**Information supplied**
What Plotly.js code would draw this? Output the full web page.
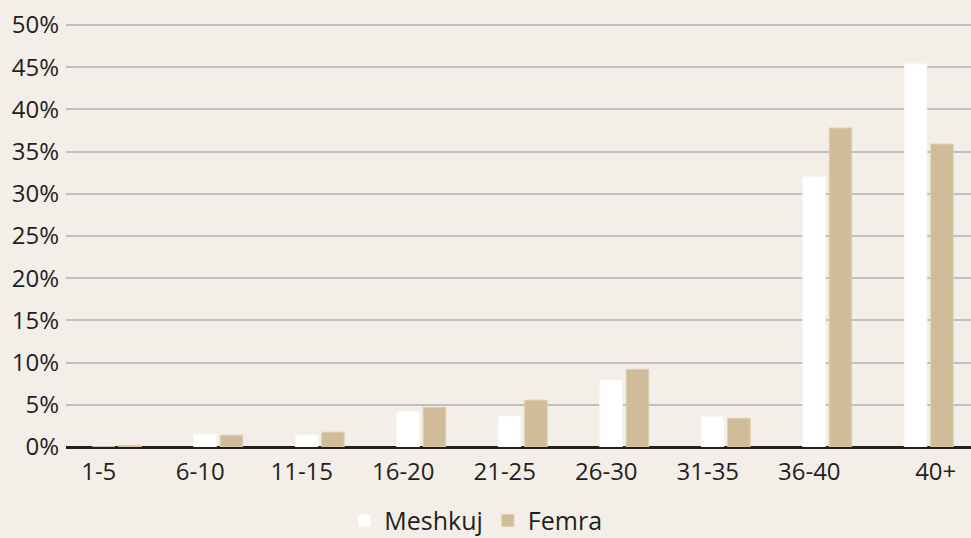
<!DOCTYPE html>
<html>
<head>
<meta charset="utf-8">
<script src="https://cdn.plot.ly/plotly-3.0.1.min.js"></script>
<style>
  html, body { margin: 0; padding: 0; background: #f3efe8; }
  #plot { width: 971px; height: 538px; }
</style>
</head>
<body>
<div id="plot"></div>
<script>
let ageGroups = ['1-5', '6-10', '11-15', '16-20', '21-25', '26-30', '31-35', '36-40', '40+'];
let meshkuj = [0.0, 1.5, 1.4, 4.2, 3.65, 7.9, 3.6, 32.0, 45.4];
let femra = [0.2, 1.4, 1.75, 4.7, 5.55, 9.2, 3.4, 37.8, 35.9];
let yTicks = [0, 5, 10, 15, 20, 25, 30, 35, 40, 45, 50];
let yTickText = yTicks.map(v => v + '%');

// the last label sits further right in the original, pad it a bit
let xTickText = ageGroups.map((g, i) => i === ageGroups.length - 1 ? '\u00a0'.repeat(8) + g : g);

let meshkujTrace = {
    x: ageGroups,
    y: meshkuj,
    name: 'Meshkuj',
    type: 'bar',
    marker: { color: '#ffffff', line: { color: '#fbf8f3', width: 1 } }
};

let femraTrace = {
    x: ageGroups,
    y: femra,
    name: 'Femra',
    type: 'bar',
    marker: { color: '#d0bc99', line: { color: '#dccdb1', width: 1 } }
};

let data = [meshkujTrace, femraTrace];

let layout = {
    width: 971,
    height: 538,
    paper_bgcolor: '#f3efe8',
    plot_bgcolor: '#f3efe8',
    font: { family: 'Open Sans, sans-serif', size: 24, color: '#231f20' },
    barmode: 'group',
    bargap: 0.48,
    bargroupgap: 0.15,
    showlegend: true,
    legend: {
        orientation: 'h',
        xref: 'container',
        yref: 'container',
        x: 0.49,
        xanchor: 'center',
        y: 0.032,
        yanchor: 'middle',
        font: { size: 25 },
        bgcolor: 'rgba(0,0,0,0)'
    },
    xaxis: {
        type: 'category',
        range: [-0.5, 8.416],
        tickvals: ageGroups,
        ticktext: xTickText,
        showgrid: false,
        showline: false,
        zeroline: false,
        ticks: '',
        ticklabelshift: -18,
        ticklabelstandoff: 8,
        automargin: false,
        fixedrange: true
    },
    yaxis: {
        range: [0, 50.36],
        tickvals: yTicks,
        ticktext: yTickText,
        showgrid: true,
        gridcolor: '#c0bfbf',
        gridwidth: 2,
        zeroline: true,
        zerolinecolor: '#231f20',
        zerolinewidth: 3,
        ticks: '',
        ticklabelstandoff: 6,
        automargin: false,
        fixedrange: true
    },
    margin: {
        l: 66,
        r: 0,
        b: 91,
        t: 22,
        pad: 0
    }
};

Plotly.newPlot('plot', data, layout, { displayModeBar: false, staticPlot: true });
</script>
</body>
</html>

**Exercise brief**
Repeat only the lines between the start of the data and the line with "let data = [meshkujTrace, femraTrace];", including those two lines, and skip the pictures.

**Output**
What Plotly.js code would draw this? Output the full web page.
<!DOCTYPE html>
<html>
<head>
<meta charset="utf-8">
<script src="https://cdn.plot.ly/plotly-3.0.1.min.js"></script>
<style>
  html, body { margin: 0; padding: 0; background: #f3efe8; }
  #plot { width: 971px; height: 538px; }
</style>
</head>
<body>
<div id="plot"></div>
<script>
let ageGroups = ['1-5', '6-10', '11-15', '16-20', '21-25', '26-30', '31-35', '36-40', '40+'];
let meshkuj = [0.0, 1.5, 1.4, 4.2, 3.65, 7.9, 3.6, 32.0, 45.4];
let femra = [0.2, 1.4, 1.75, 4.7, 5.55, 9.2, 3.4, 37.8, 35.9];
let yTicks = [0, 5, 10, 15, 20, 25, 30, 35, 40, 45, 50];
let yTickText = yTicks.map(v => v + '%');

// the last label sits further right in the original, pad it a bit
let xTickText = ageGroups.map((g, i) => i === ageGroups.length - 1 ? '\u00a0'.repeat(8) + g : g);

let meshkujTrace = {
    x: ageGroups,
    y: meshkuj,
    name: 'Meshkuj',
    type: 'bar',
    marker: { color: '#ffffff', line: { color: '#fbf8f3', width: 1 } }
};

let femraTrace = {
    x: ageGroups,
    y: femra,
    name: 'Femra',
    type: 'bar',
    marker: { color: '#d0bc99', line: { color: '#dccdb1', width: 1 } }
};

let data = [meshkujTrace, femraTrace];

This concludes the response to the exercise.